In the first eight months this year, pledged repos trading volume surged to 25.8 trillion yuan, nearly double the full-year level last year, according to Shanghai Clearing House data, which settles the inter-bank bond market that accounts for the lions’ share in the country’s bond market.

Meanwhile, bond trading has also prevailed at the Shanghai Stock Exchange. On September 30, bond trading accounted for over 70 per cent of total turnover in the Shanghai bourse, with less than 30 per cent in stocks, reversing the traditional dominance of scrip in the exchange.

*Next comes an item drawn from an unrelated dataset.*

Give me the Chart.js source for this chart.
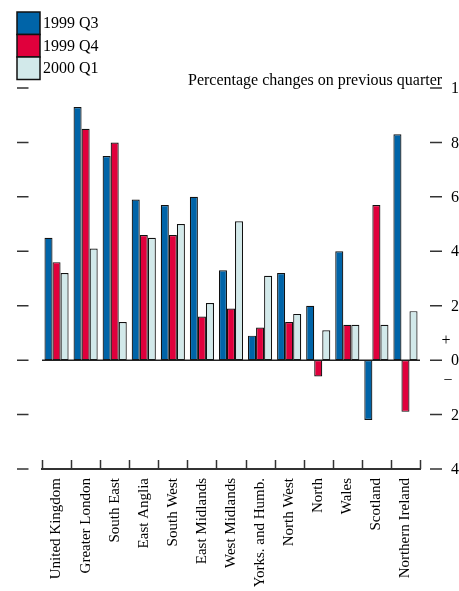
<!DOCTYPE html>
<html>
<head>
<meta charset="utf-8">
<script src="https://cdn.jsdelivr.net/npm/chart.js@4.4.1/dist/chart.umd.min.js"></script>
<style>
  html, body { margin: 0; padding: 0; background: #fff; }
  canvas { display: block; }
</style>
</head>
<body>
<canvas id="chart" width="459" height="591"></canvas>
<script>
const regions = ["United Kingdom", "Greater London", "South East", "East Anglia", "South West", "East Midlands",
  "West Midlands", "Yorks. and Humb.", "North West", "North", "Wales", "Scotland", "Northern Ireland"];
const q3_1999 = [4.5, 9.3, 7.5, 5.9, 5.7, 6.0, 3.3, 0.9, 3.2, 2.0, 4.0, -2.2, 8.3];
const q4_1999 = [3.6, 8.5, 8.0, 4.6, 4.6, 1.6, 1.9, 1.2, 1.4, -0.6, 1.3, 5.7, -1.9];
const q1_2000 = [3.2, 4.1, 1.4, 4.5, 5.0, 2.1, 5.1, 3.1, 1.7, 1.1, 1.3, 1.3, 1.8];
const yTicks = [10, 8, 6, 4, 2, 0, -2, -4];
const caption = "Percentage changes on previous quarter";

const serif = "'Liberation Serif', 'DejaVu Serif', serif";

// ticks, labels, legend and caption drawn by hand
const decorations = {
  id: "decorations",
  afterDatasetsDraw(chart) {
    const ctx = chart.ctx;
    const area = chart.chartArea;
    const x = chart.scales.x;
    const y = chart.scales.y;
    ctx.save();
    ctx.strokeStyle = "#222";
    ctx.lineWidth = 1.5;

    // zero line
    const y0 = y.getPixelForValue(0);
    ctx.beginPath();
    ctx.moveTo(area.left, y0);
    ctx.lineTo(area.right, y0);
    ctx.stroke();

    // category boundary ticks pointing up from the axis
    const step = x.getPixelForValue(1) - x.getPixelForValue(0);
    ctx.strokeStyle = "#333";
    for (let i = 0; i <= regions.length; i++) {
      const px = Math.round(x.getPixelForValue(0) - step / 2 + i * step) + 0.5;
      ctx.beginPath();
      ctx.moveTo(px, area.bottom - 9);
      ctx.lineTo(px, area.bottom);
      ctx.stroke();
    }

    // value ticks on both sides, labels on the right
    ctx.fillStyle = "#000";
    ctx.font = "16px " + serif;
    ctx.textAlign = "left";
    ctx.textBaseline = "middle";
    yTicks.forEach(v => {
      const py = y.getPixelForValue(v);
      ctx.beginPath();
      ctx.moveTo(17, py);
      ctx.lineTo(28.5, py);
      ctx.moveTo(430, py);
      ctx.lineTo(442, py);
      ctx.stroke();
      ctx.fillText(String(Math.abs(v)), 451, py + 1);
    });
    ctx.textAlign = "center";
    ctx.fillText("+", 446, y.getPixelForValue(0.7));
    ctx.fillText("\u2212", 448, y.getPixelForValue(-0.75));

    // caption
    ctx.textAlign = "left";
    ctx.textBaseline = "alphabetic";
    ctx.fillText(caption, 188, 85);

    // legend
    ctx.textBaseline = "middle";
    chart.data.datasets.forEach((ds, i) => {
      const top = 12 + i * 22.5;
      ctx.fillStyle = ds.backgroundColor;
      ctx.fillRect(17, top, 23, 22.5);
      ctx.strokeStyle = "#111";
      ctx.strokeRect(17, top, 23, 22.5);
      ctx.fillStyle = "#000";
      ctx.fillText(ds.label, 43, top + 12);
    });
    ctx.restore();
  }
};

const bar = (label, data, color) => ({
  label,
  data,
  backgroundColor: color,
  borderColor: "#111",
  borderWidth: 1.2,
  borderSkipped: false,
  categoryPercentage: 0.83,
  barPercentage: 1.0
});

new Chart(document.getElementById("chart"), {
  type: "bar",
  data: {
    labels: regions,
    datasets: [
      bar("1999 Q3", q3_1999, "#0064a8"),
      bar("1999 Q4", q4_1999, "#e0003c"),
      bar("2000 Q1", q1_2000, "#d2e9ea")
    ]
  },
  options: {
    responsive: false,
    animation: false,
    layout: { padding: { top: 88, left: 42, right: 39, bottom: 0 } },
    plugins: { legend: { display: false }, tooltip: { enabled: false } },
    scales: {
      x: {
        grid: { display: false, drawTicks: false },
        border: { display: true, color: "#333", width: 2 },
        ticks: {
          color: "#000",
          font: { family: serif, size: 15 },
          minRotation: 90,
          maxRotation: 90,
          autoSkip: false,
          padding: 9
        },
        afterFit(scale) { scale.height = 122; }
      },
      y: { display: false, min: -4, max: 10 }
    }
  },
  plugins: [decorations]
});
</script>
</body>
</html>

As a result, yields of non-government bonds have been tailing off and credit premium become almost negligible. For example, the yield spread between five-year, triple-A government and corporate bonds shrank to less than 100 basis points, the lowest on record. Yet, at the same time, corporate profits are deteriorating and economic fundaments have not shown signs of improvement.

“Such unusual situation, in China’s case, is largely a consequence of liquidity seeking assets, since savers cannot invest offshore due to regulatory restrictions. Most people have no choice but invest domestically, in bank deposits, property, stocks and bonds, or shadow banking, trust financing products. So they have to chase what’s available,” said Dilip Parameswaran, head of Asia Investment Advisors, a Hong Kong-based firm advising Asian fixed income markets

The yield has gotten so tight that little fuss was felt in the market when China National Erzhong Group, a state-owned heavy machinery maker, announced in mid-September it was about to enter bankruptcy restructuring and miss the interest rate payments on its bonds.

“With bumper liquidity, the dearth of other high-yield assets, and an unappealing stock market, the credit spread has been squeezed and it takes a lot more than a single default case to reverse such a trend,” Citic Securities analyst Hu Yufeng wrote in a report.

The multiple repos to some extent have been self-perpetuating. Since late August, repo rates for exchange traded bonds have been ticking up, eclipsing investment returns. “In order to guard returns, one can only upscale the leverage,” Zhou said.

Mainland-based analysts including those at Hua Chuang Securities and China Everbright Securities have also warned of risk brewing, which they say may be set off on the resumption of initial public offerings or recovery of the stock market that siphon funds out.